■ **Records for the task**:

** Start **

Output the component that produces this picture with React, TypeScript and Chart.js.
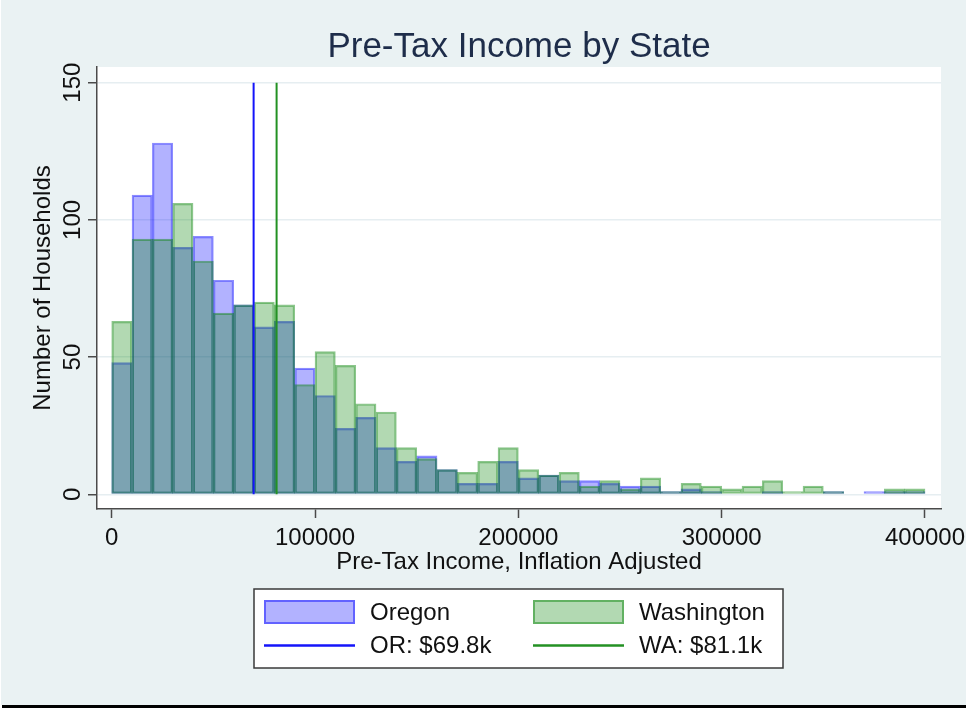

** End **
** Start **

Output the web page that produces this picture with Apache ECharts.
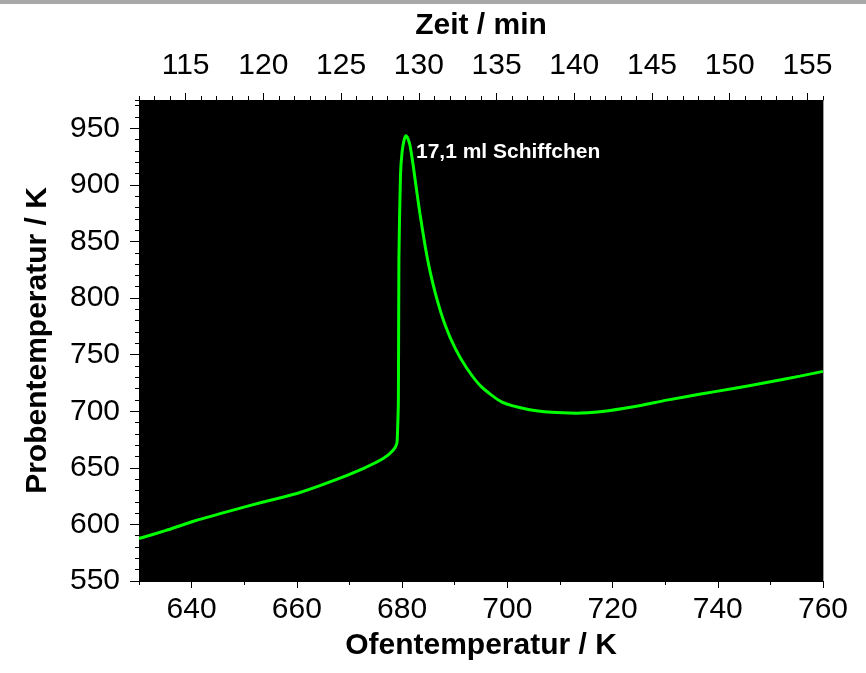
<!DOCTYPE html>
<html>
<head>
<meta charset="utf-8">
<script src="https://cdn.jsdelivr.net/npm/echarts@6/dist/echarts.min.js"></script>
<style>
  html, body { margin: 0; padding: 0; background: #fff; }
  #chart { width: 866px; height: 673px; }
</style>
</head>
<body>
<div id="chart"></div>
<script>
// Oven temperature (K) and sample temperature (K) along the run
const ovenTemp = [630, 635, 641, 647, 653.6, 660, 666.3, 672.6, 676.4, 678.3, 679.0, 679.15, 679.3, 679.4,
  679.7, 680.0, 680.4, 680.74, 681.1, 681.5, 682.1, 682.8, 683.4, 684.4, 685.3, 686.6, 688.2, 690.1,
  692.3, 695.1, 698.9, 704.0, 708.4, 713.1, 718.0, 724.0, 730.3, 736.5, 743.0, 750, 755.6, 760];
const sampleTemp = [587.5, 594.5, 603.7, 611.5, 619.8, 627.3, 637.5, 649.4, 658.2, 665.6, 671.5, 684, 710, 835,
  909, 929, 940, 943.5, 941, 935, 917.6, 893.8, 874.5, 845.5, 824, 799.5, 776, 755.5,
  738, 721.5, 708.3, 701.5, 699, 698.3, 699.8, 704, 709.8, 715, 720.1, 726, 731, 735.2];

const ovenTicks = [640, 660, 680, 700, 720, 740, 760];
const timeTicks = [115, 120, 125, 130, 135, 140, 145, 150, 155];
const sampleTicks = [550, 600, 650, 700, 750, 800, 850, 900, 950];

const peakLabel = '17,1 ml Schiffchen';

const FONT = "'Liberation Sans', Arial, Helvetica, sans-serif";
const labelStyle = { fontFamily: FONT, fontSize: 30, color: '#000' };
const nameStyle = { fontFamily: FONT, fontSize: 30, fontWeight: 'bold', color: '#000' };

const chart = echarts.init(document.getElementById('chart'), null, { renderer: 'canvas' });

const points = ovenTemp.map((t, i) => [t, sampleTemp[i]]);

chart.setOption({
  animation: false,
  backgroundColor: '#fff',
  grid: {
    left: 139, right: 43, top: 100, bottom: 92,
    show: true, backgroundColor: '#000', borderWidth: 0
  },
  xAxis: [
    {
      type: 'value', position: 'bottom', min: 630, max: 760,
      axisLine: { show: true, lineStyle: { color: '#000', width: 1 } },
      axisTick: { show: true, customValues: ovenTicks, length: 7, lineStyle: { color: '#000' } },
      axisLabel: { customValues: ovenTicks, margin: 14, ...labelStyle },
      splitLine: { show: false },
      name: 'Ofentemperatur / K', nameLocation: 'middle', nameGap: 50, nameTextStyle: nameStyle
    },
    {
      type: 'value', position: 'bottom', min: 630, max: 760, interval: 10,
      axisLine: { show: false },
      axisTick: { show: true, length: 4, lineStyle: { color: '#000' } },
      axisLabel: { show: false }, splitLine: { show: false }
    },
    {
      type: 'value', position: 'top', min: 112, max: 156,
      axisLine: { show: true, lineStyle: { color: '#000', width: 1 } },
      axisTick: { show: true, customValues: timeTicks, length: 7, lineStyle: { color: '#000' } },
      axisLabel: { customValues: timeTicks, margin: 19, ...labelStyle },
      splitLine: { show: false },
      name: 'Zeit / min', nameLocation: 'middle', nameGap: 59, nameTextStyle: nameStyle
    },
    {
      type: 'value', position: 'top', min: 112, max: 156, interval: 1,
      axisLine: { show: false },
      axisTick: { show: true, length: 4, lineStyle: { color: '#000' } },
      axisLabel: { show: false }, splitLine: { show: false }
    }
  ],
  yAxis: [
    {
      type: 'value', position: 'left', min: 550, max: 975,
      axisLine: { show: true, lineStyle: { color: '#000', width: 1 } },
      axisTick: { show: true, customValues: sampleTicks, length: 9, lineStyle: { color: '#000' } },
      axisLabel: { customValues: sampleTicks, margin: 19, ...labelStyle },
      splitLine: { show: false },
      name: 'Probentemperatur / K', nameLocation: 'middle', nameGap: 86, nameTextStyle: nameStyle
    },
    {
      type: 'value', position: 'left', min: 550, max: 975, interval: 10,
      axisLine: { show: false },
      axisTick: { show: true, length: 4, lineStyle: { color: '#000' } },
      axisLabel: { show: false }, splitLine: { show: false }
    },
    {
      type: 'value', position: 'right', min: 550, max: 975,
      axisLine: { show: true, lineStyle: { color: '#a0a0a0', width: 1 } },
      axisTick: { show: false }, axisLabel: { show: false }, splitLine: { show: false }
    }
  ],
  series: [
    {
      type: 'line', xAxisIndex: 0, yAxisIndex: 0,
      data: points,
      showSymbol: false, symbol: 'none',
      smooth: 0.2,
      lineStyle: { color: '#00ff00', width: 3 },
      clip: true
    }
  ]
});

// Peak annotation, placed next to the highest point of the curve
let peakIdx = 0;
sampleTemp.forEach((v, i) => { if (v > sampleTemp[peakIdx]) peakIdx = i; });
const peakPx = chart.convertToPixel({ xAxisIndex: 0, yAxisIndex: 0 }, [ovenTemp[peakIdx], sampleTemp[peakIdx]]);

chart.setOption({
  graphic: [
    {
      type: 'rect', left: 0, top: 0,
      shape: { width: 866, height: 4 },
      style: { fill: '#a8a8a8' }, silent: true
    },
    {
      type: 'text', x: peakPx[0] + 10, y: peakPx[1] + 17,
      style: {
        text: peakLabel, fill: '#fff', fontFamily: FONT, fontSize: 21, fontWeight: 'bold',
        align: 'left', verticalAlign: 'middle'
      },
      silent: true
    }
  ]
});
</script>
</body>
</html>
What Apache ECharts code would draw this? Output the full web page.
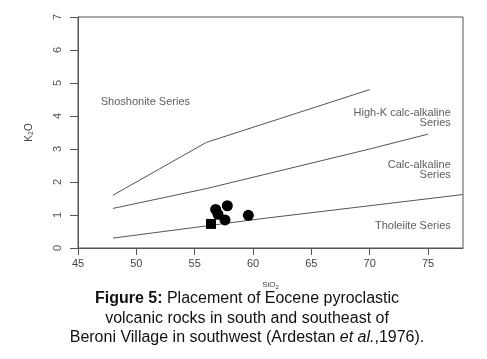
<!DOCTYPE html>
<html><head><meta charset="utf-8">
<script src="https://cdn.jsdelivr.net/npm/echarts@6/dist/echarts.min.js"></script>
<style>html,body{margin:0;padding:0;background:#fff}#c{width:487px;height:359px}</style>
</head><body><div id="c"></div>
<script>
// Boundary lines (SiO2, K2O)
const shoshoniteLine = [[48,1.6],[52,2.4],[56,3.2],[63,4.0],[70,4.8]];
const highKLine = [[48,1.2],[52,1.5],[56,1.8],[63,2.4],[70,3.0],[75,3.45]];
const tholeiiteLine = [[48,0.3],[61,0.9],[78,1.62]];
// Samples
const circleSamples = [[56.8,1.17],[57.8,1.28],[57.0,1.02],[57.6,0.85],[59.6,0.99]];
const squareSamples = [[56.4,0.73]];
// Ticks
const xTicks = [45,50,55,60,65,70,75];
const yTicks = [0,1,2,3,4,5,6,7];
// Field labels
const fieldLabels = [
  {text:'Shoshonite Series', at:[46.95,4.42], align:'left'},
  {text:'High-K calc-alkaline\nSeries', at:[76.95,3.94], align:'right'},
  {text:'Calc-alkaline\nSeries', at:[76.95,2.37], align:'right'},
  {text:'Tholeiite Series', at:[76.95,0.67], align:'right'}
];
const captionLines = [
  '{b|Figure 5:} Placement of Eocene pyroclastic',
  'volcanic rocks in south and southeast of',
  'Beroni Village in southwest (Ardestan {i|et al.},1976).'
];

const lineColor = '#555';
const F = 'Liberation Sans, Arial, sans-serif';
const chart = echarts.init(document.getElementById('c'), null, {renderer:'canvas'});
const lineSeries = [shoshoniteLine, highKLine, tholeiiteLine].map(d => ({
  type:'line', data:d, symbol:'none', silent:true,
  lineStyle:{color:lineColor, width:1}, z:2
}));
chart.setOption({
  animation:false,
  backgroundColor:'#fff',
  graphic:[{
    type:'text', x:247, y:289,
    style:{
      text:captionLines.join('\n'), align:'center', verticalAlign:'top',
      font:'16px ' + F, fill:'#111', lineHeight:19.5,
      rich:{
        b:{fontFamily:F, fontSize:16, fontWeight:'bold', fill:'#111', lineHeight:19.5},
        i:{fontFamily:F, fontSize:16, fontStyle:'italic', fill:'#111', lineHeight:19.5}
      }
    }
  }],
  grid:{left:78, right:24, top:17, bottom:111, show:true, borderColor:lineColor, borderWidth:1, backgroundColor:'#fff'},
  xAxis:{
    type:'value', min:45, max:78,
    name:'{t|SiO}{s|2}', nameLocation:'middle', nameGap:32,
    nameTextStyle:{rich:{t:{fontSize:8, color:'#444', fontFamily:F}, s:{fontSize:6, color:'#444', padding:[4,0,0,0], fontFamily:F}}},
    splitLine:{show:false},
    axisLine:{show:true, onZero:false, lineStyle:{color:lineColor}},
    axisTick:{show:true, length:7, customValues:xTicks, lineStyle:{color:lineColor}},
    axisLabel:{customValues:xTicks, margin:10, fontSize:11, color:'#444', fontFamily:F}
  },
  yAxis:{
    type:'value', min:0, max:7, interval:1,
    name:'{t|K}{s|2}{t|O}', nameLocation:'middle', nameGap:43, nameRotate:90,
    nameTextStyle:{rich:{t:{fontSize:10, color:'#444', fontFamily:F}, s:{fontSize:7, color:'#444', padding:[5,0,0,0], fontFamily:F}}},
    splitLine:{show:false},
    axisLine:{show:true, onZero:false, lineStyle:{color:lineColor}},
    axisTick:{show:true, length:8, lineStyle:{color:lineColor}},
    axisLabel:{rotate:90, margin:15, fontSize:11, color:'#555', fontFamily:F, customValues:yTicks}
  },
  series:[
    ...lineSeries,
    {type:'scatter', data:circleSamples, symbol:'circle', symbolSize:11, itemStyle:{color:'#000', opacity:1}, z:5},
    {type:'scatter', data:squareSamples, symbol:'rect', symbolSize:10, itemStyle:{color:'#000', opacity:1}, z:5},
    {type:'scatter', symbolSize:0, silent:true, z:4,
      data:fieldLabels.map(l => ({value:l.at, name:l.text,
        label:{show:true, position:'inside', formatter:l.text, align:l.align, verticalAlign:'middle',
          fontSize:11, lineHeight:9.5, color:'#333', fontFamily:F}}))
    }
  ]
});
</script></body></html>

** End **

■ **Goal**: Take every line from the data above that holds "produces" and copy it out.

■ **Result**:
Output the component that produces this picture with React, TypeScript and Chart.js.
Output the web page that produces this picture with Apache ECharts.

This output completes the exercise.